The amount of coronavirus particles in wastewater has decreased some compared to last week, results from the most recent round of the Health Board's wastewater survey shows. The virus has spread very widely in the Viimsi-Muuga region near Tallinn.
The Health Board's environmental health department advisor Merli Jõemaa said the largest drop in coronavirus content can be seen in southern Estonia with Valga and Võru now in the "green" (less than 100 viruses per milliliter).
Põlva also saw a drop from "red" (more than 10,000 viruses per milliliter) to "yellow" (101-1,999 viruses per milliliter), meaning there are a moderate number of people infected with the coronavirus in the region. The same can be said for most cities in western Estonia. The coronavirus has spread quite widely in Tallinn.
Jõemaa noted that although there is less coronavirus content in wastewater compared to the week prior, it does not mean that the coronavirus has gone off somewhere. "The picture now looks more like the last weeks of 2021," the Health Board adviser said.
The Health Board has taken over the wastewater study from the University of Tartu this year, although the university's researchers will still be retained as advisers. An average of 34 samples are taken each week, down from 60 when the University of Tartu would conduct the studies.
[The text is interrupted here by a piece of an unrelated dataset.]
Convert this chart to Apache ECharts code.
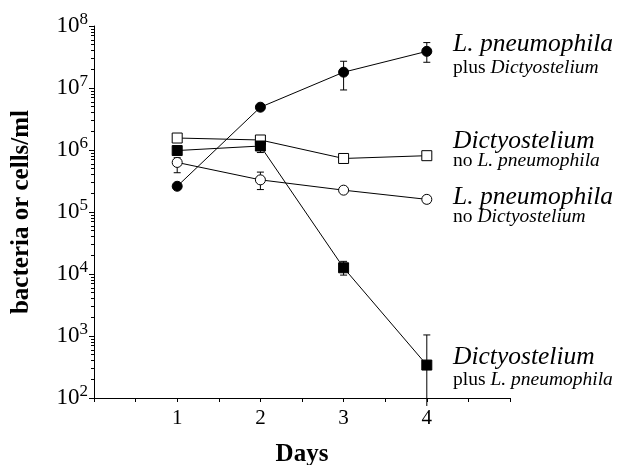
<!DOCTYPE html>
<html>
<head>
<meta charset="utf-8">
<script src="https://cdn.jsdelivr.net/npm/echarts@6/dist/echarts.min.js"></script>
<style>
  html, body { margin: 0; padding: 0; background: #fff; }
  #chart { width: 617px; height: 465px; }
</style>
</head>
<body>
<div id="chart"></div>
<script>
// days after infection
const days = [1, 2, 3, 4]
const xTickLabels = ['1', '2', '3', '4']

// bacteria or cells per ml
const lpPlusDicty = [2.6e5, 4.9e6, 1.8e7, 3.9e7]
const dictyNoLp = [1.56e6, 1.45e6, 7.3e5, 8.1e5]
const lpNoDicty = [6.3e5, 3.3e5, 2.25e5, 1.6e5]
const dictyPlusLp = [9.8e5, 1.16e6, 1.26e4, 340]

// error bars (low / high), null = not visible
const lpPlusDictyLow = [null, null, 9.3e6, 2.6e7]
const lpPlusDictyHigh = [null, null, 2.7e7, 5.4e7]
const dictyNoLpLow = [null, 1.3e6, null, null]
const dictyNoLpHigh = [null, 1.6e6, null, null]
const lpNoDictyLow = [4.3e5, 2.3e5, null, 1.4e5]
const lpNoDictyHigh = [7.5e5, 4.4e5, null, 1.8e5]
const dictyPlusLpLow = [8.5e5, 9.1e5, 9.6e3, 100]
const dictyPlusLpHigh = [1.1e6, 1.6e6, 1.6e4, 1040]

// right side labels: [big italic line, small line (rich)]
const labelTexts = [
  ['L. pneumophila', '{r|plus }{i|Dictyostelium}'],
  ['Dictyostelium', '{r|no }{i|L. pneumophila}'],
  ['L. pneumophila', '{r|no }{i|Dictyostelium}'],
  ['Dictyostelium', '{r|plus }{i|L. pneumophila}']
]

const FONT = '"Liberation Serif", "DejaVu Serif", serif'
const Y_MIN = 100

const chart = echarts.init(document.getElementById('chart'))

function lineSeries(vals, symbol, filled) {
  return {
    type: 'line',
    data: days.map((d, i) => [d, vals[i]]),
    symbol: symbol,
    symbolSize: 10,
    showSymbol: true,
    z: 3,
    lineStyle: { color: '#000', width: 1 },
    itemStyle: {
      color: filled ? '#000' : '#fff',
      borderColor: '#000',
      borderWidth: 1
    },
    emphasis: { disabled: true },
    animation: false
  }
}

function errorSeries(lows, highs) {
  const data = []
  days.forEach((d, i) => {
    if (lows[i] != null) data.push([d, lows[i], highs[i]])
  })
  return {
    type: 'custom',
    data: data,
    z: 2,
    animation: false,
    encode: { x: 0, y: [1, 2] },
    renderItem(params, api) {
      const x = api.value(0)
      const lo = api.value(1)
      const top = api.coord([x, api.value(2)])
      const bot = api.coord([x, lo])
      const w = 3.5
      const st = { stroke: '#000', lineWidth: 1 }
      const children = [
        { type: 'line', shape: { x1: top[0], y1: top[1], x2: bot[0], y2: bot[1] + (lo > Y_MIN ? 0 : 8) }, style: st },
        { type: 'line', shape: { x1: top[0] - w, y1: top[1], x2: top[0] + w, y2: top[1] }, style: st }
      ]
      if (lo > Y_MIN) {
        children.push({ type: 'line', shape: { x1: bot[0] - w, y1: bot[1], x2: bot[0] + w, y2: bot[1] }, style: st })
      }
      return { type: 'group', children: children }
    }
  }
}

const labelY = [[44, 68], [141, 161], [197, 217], [357, 380]]
const graphics = []
labelTexts.forEach((t, k) => {
  graphics.push({
    type: 'text', x: 453, y: labelY[k][0],
    style: {
      text: t[0], fill: '#000', verticalAlign: 'middle',
      font: 'italic 25.5px ' + FONT
    }
  })
  graphics.push({
    type: 'text', x: 453, y: labelY[k][1],
    style: {
      text: t[1], fill: '#000', verticalAlign: 'middle',
      rich: {
        r: { fontSize: 19.5, fontFamily: FONT, fill: '#000' },
        i: { fontSize: 19.5, fontFamily: FONT, fontStyle: 'italic', fill: '#000' }
      }
    }
  })
})

chart.setOption({
  animation: false,
  grid: { left: 94, right: 107, top: 26, bottom: 67, containLabel: false, outerBoundsMode: 'none' },
  xAxis: {
    type: 'value',
    min: 0,
    max: 5,
    interval: 1,
    name: 'Days',
    nameLocation: 'middle',
    nameGap: 44,
    nameTextStyle: { fontFamily: FONT, fontSize: 25, fontWeight: 'bold', color: '#000' },
    axisLine: { lineStyle: { color: '#000', width: 1 } },
    axisTick: { show: true, length: 4, lineStyle: { color: '#000' } },
    minorTick: { show: true, splitNumber: 2, length: 4, lineStyle: { color: '#000' } },
    splitLine: { show: false },
    axisLabel: {
      margin: 10,
      fontFamily: FONT,
      fontSize: 21,
      color: '#000',
      formatter: v => (v >= 1 && v <= 4 ? xTickLabels[v - 1] : '')
    }
  },
  yAxis: {
    type: 'log',
    logBase: 10,
    min: Y_MIN,
    max: 1e8,
    name: 'bacteria or cells/ml',
    nameLocation: 'middle',
    nameGap: 60,
    nameTextStyle: { fontFamily: FONT, fontSize: 25, fontWeight: 'bold', color: '#000' },
    axisLine: { show: true, lineStyle: { color: '#000', width: 1 } },
    axisTick: { show: true, length: 5, lineStyle: { color: '#000' } },
    minorTick: { show: true, splitNumber: 9, length: 3, lineStyle: { color: '#000' } },
    splitLine: { show: false },
    axisLabel: {
      margin: 6,
      color: '#000',
      formatter: v => '{b|10}{e|' + Math.round(Math.log10(v)) + '}',
      rich: {
        b: { fontFamily: FONT, fontSize: 23, color: '#000' },
        e: { fontFamily: FONT, fontSize: 17, color: '#000', padding: [0, 0, 12, 0] }
      }
    }
  },
  series: [
    errorSeries(lpPlusDictyLow, lpPlusDictyHigh),
    errorSeries(dictyNoLpLow, dictyNoLpHigh),
    errorSeries(lpNoDictyLow, lpNoDictyHigh),
    errorSeries(dictyPlusLpLow, dictyPlusLpHigh),
    lineSeries(lpPlusDicty, 'circle', true),
    lineSeries(dictyNoLp, 'rect', false),
    lineSeries(lpNoDicty, 'circle', false),
    lineSeries(dictyPlusLp, 'rect', true)
  ],
  graphic: graphics
})
</script>
</body>
</html>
The samples of wastewater – sewage, to be more precise – are taken at all population centers with more than 10,000 inhabitants, and some smaller centers where needed.
The readings reflect the situation of wastewater passing through a treatment plant over the preceding 24 hours, giving a reliable overview of the infection level in that town or city, whereas spot checks conducted at smaller towns reflect the situation at the moment of sampling. Since these are more likely to be affected by other factors, data over several weeks is required, to indicate trends.